» **DATA BLOCK**
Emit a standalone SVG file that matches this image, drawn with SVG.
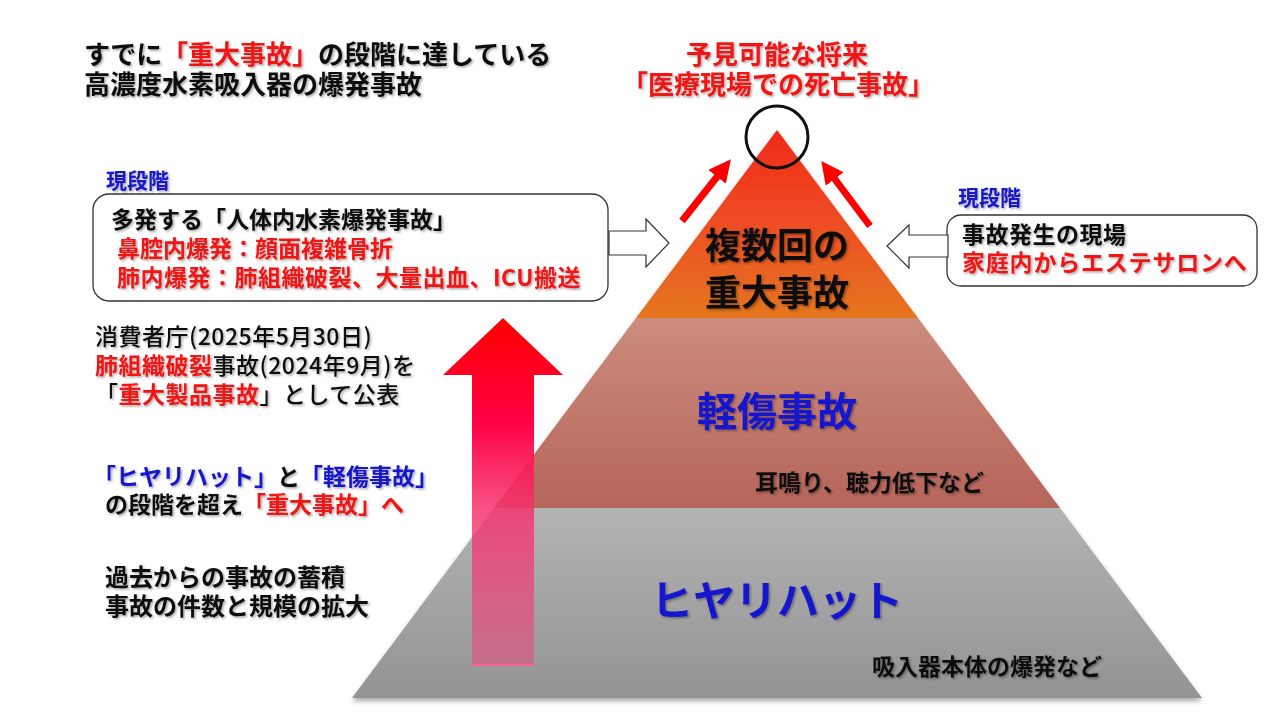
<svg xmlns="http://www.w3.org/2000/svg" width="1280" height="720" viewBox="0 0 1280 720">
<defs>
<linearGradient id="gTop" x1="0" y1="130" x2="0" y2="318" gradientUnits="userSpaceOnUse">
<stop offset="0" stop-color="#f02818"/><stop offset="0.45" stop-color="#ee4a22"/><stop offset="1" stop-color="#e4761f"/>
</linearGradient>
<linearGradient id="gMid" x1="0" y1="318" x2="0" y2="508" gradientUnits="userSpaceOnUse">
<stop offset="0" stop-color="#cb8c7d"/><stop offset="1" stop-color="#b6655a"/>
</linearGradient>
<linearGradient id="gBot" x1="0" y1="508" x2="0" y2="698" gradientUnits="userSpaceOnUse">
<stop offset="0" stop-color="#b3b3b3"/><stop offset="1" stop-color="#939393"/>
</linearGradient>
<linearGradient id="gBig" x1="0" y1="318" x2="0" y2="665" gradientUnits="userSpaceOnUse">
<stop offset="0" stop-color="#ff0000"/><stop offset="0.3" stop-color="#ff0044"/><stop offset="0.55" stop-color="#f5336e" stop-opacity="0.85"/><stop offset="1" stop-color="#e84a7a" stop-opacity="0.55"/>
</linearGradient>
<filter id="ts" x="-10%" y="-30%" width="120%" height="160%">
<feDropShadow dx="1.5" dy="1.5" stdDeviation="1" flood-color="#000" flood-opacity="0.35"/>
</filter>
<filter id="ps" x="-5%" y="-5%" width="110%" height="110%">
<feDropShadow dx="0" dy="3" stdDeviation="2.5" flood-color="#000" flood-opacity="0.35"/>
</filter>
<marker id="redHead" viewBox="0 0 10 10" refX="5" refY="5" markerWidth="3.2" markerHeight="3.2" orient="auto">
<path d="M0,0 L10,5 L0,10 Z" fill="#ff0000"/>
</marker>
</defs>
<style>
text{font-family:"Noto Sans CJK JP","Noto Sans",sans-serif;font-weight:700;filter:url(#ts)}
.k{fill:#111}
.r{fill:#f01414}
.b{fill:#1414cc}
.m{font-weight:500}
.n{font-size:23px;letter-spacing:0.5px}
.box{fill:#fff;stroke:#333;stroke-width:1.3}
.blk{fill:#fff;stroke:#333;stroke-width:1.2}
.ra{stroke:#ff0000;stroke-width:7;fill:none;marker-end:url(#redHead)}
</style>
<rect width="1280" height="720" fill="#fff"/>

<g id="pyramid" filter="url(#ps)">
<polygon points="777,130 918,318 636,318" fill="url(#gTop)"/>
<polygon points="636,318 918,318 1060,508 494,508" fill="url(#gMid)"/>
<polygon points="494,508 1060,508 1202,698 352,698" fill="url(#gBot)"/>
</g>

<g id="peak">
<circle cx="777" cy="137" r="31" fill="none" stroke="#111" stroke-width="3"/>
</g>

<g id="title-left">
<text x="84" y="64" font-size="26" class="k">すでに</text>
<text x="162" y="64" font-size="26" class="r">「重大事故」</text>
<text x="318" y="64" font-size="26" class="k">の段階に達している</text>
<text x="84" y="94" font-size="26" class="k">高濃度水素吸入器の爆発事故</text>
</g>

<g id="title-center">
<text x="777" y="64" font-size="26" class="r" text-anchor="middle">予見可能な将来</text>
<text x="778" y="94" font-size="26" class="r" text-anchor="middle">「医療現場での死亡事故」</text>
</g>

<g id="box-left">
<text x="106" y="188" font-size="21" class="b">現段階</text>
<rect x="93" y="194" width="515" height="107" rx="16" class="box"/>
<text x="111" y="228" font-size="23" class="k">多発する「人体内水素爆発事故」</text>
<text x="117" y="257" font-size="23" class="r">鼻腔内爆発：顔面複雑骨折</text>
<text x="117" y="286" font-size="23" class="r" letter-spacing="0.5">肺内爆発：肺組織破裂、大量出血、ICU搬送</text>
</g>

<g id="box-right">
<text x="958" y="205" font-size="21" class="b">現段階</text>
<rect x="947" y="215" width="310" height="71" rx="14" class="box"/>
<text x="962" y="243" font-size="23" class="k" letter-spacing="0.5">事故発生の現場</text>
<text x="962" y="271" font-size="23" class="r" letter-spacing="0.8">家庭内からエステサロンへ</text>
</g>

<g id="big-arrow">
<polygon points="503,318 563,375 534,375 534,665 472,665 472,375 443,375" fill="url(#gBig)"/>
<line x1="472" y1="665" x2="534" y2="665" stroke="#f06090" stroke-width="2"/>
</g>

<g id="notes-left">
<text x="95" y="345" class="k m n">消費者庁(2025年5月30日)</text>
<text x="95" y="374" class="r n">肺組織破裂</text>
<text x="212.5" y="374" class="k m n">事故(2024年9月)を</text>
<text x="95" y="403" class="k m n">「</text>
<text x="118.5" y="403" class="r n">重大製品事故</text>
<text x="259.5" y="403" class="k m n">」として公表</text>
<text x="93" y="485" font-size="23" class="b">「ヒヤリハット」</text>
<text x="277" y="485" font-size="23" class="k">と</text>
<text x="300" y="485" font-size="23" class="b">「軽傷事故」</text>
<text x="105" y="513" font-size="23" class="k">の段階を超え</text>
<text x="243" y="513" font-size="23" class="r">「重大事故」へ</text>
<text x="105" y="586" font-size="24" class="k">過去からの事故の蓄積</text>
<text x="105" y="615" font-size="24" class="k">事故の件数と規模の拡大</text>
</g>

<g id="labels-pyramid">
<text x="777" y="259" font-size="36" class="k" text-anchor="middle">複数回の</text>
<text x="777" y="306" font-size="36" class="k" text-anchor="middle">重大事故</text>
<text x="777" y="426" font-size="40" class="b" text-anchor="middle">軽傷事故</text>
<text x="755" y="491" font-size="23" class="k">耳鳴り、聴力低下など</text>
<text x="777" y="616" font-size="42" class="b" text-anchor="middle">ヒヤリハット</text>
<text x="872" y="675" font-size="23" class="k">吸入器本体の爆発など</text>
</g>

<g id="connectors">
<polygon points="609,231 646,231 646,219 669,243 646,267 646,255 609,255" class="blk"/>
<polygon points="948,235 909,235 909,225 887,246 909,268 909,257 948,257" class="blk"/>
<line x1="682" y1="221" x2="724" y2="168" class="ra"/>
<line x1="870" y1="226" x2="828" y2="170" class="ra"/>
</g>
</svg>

» **REQUIREMENTS**
Skip the pictures, then retype every line above exactly.

» **PROBLEM SOLUTION**
Emit a standalone SVG file that matches this image, drawn with SVG.
<svg xmlns="http://www.w3.org/2000/svg" width="1280" height="720" viewBox="0 0 1280 720">
<defs>
<linearGradient id="gTop" x1="0" y1="130" x2="0" y2="318" gradientUnits="userSpaceOnUse">
<stop offset="0" stop-color="#f02818"/><stop offset="0.45" stop-color="#ee4a22"/><stop offset="1" stop-color="#e4761f"/>
</linearGradient>
<linearGradient id="gMid" x1="0" y1="318" x2="0" y2="508" gradientUnits="userSpaceOnUse">
<stop offset="0" stop-color="#cb8c7d"/><stop offset="1" stop-color="#b6655a"/>
</linearGradient>
<linearGradient id="gBot" x1="0" y1="508" x2="0" y2="698" gradientUnits="userSpaceOnUse">
<stop offset="0" stop-color="#b3b3b3"/><stop offset="1" stop-color="#939393"/>
</linearGradient>
<linearGradient id="gBig" x1="0" y1="318" x2="0" y2="665" gradientUnits="userSpaceOnUse">
<stop offset="0" stop-color="#ff0000"/><stop offset="0.3" stop-color="#ff0044"/><stop offset="0.55" stop-color="#f5336e" stop-opacity="0.85"/><stop offset="1" stop-color="#e84a7a" stop-opacity="0.55"/>
</linearGradient>
<filter id="ts" x="-10%" y="-30%" width="120%" height="160%">
<feDropShadow dx="1.5" dy="1.5" stdDeviation="1" flood-color="#000" flood-opacity="0.35"/>
</filter>
<filter id="ps" x="-5%" y="-5%" width="110%" height="110%">
<feDropShadow dx="0" dy="3" stdDeviation="2.5" flood-color="#000" flood-opacity="0.35"/>
</filter>
<marker id="redHead" viewBox="0 0 10 10" refX="5" refY="5" markerWidth="3.2" markerHeight="3.2" orient="auto">
<path d="M0,0 L10,5 L0,10 Z" fill="#ff0000"/>
</marker>
</defs>
<style>
text{font-family:"Noto Sans CJK JP","Noto Sans",sans-serif;font-weight:700;filter:url(#ts)}
.k{fill:#111}
.r{fill:#f01414}
.b{fill:#1414cc}
.m{font-weight:500}
.n{font-size:23px;letter-spacing:0.5px}
.box{fill:#fff;stroke:#333;stroke-width:1.3}
.blk{fill:#fff;stroke:#333;stroke-width:1.2}
.ra{stroke:#ff0000;stroke-width:7;fill:none;marker-end:url(#redHead)}
</style>
<rect width="1280" height="720" fill="#fff"/>

<g id="pyramid" filter="url(#ps)">
<polygon points="777,130 918,318 636,318" fill="url(#gTop)"/>
<polygon points="636,318 918,318 1060,508 494,508" fill="url(#gMid)"/>
<polygon points="494,508 1060,508 1202,698 352,698" fill="url(#gBot)"/>
</g>

<g id="peak">
<circle cx="777" cy="137" r="31" fill="none" stroke="#111" stroke-width="3"/>
</g>

<g id="title-left">
<text x="84" y="64" font-size="26" class="k">すでに</text>
<text x="162" y="64" font-size="26" class="r">「重大事故」</text>
<text x="318" y="64" font-size="26" class="k">の段階に達している</text>
<text x="84" y="94" font-size="26" class="k">高濃度水素吸入器の爆発事故</text>
</g>

<g id="title-center">
<text x="777" y="64" font-size="26" class="r" text-anchor="middle">予見可能な将来</text>
<text x="778" y="94" font-size="26" class="r" text-anchor="middle">「医療現場での死亡事故」</text>
</g>

<g id="box-left">
<text x="106" y="188" font-size="21" class="b">現段階</text>
<rect x="93" y="194" width="515" height="107" rx="16" class="box"/>
<text x="111" y="228" font-size="23" class="k">多発する「人体内水素爆発事故」</text>
<text x="117" y="257" font-size="23" class="r">鼻腔内爆発：顔面複雑骨折</text>
<text x="117" y="286" font-size="23" class="r" letter-spacing="0.5">肺内爆発：肺組織破裂、大量出血、ICU搬送</text>
</g>

<g id="box-right">
<text x="958" y="205" font-size="21" class="b">現段階</text>
<rect x="947" y="215" width="310" height="71" rx="14" class="box"/>
<text x="962" y="243" font-size="23" class="k" letter-spacing="0.5">事故発生の現場</text>
<text x="962" y="271" font-size="23" class="r" letter-spacing="0.8">家庭内からエステサロンへ</text>
</g>

<g id="big-arrow">
<polygon points="503,318 563,375 534,375 534,665 472,665 472,375 443,375" fill="url(#gBig)"/>
<line x1="472" y1="665" x2="534" y2="665" stroke="#f06090" stroke-width="2"/>
</g>

<g id="notes-left">
<text x="95" y="345" class="k m n">消費者庁(2025年5月30日)</text>
<text x="95" y="374" class="r n">肺組織破裂</text>
<text x="212.5" y="374" class="k m n">事故(2024年9月)を</text>
<text x="95" y="403" class="k m n">「</text>
<text x="118.5" y="403" class="r n">重大製品事故</text>
<text x="259.5" y="403" class="k m n">」として公表</text>
<text x="93" y="485" font-size="23" class="b">「ヒヤリハット」</text>
<text x="277" y="485" font-size="23" class="k">と</text>
<text x="300" y="485" font-size="23" class="b">「軽傷事故」</text>
<text x="105" y="513" font-size="23" class="k">の段階を超え</text>
<text x="243" y="513" font-size="23" class="r">「重大事故」へ</text>
<text x="105" y="586" font-size="24" class="k">過去からの事故の蓄積</text>
<text x="105" y="615" font-size="24" class="k">事故の件数と規模の拡大</text>
</g>

<g id="labels-pyramid">
<text x="777" y="259" font-size="36" class="k" text-anchor="middle">複数回の</text>
<text x="777" y="306" font-size="36" class="k" text-anchor="middle">重大事故</text>
<text x="777" y="426" font-size="40" class="b" text-anchor="middle">軽傷事故</text>
<text x="755" y="491" font-size="23" class="k">耳鳴り、聴力低下など</text>
<text x="777" y="616" font-size="42" class="b" text-anchor="middle">ヒヤリハット</text>
<text x="872" y="675" font-size="23" class="k">吸入器本体の爆発など</text>
</g>

<g id="connectors">
<polygon points="609,231 646,231 646,219 669,243 646,267 646,255 609,255" class="blk"/>
<polygon points="948,235 909,235 909,225 887,246 909,268 909,257 948,257" class="blk"/>
<line x1="682" y1="221" x2="724" y2="168" class="ra"/>
<line x1="870" y1="226" x2="828" y2="170" class="ra"/>
</g>
</svg>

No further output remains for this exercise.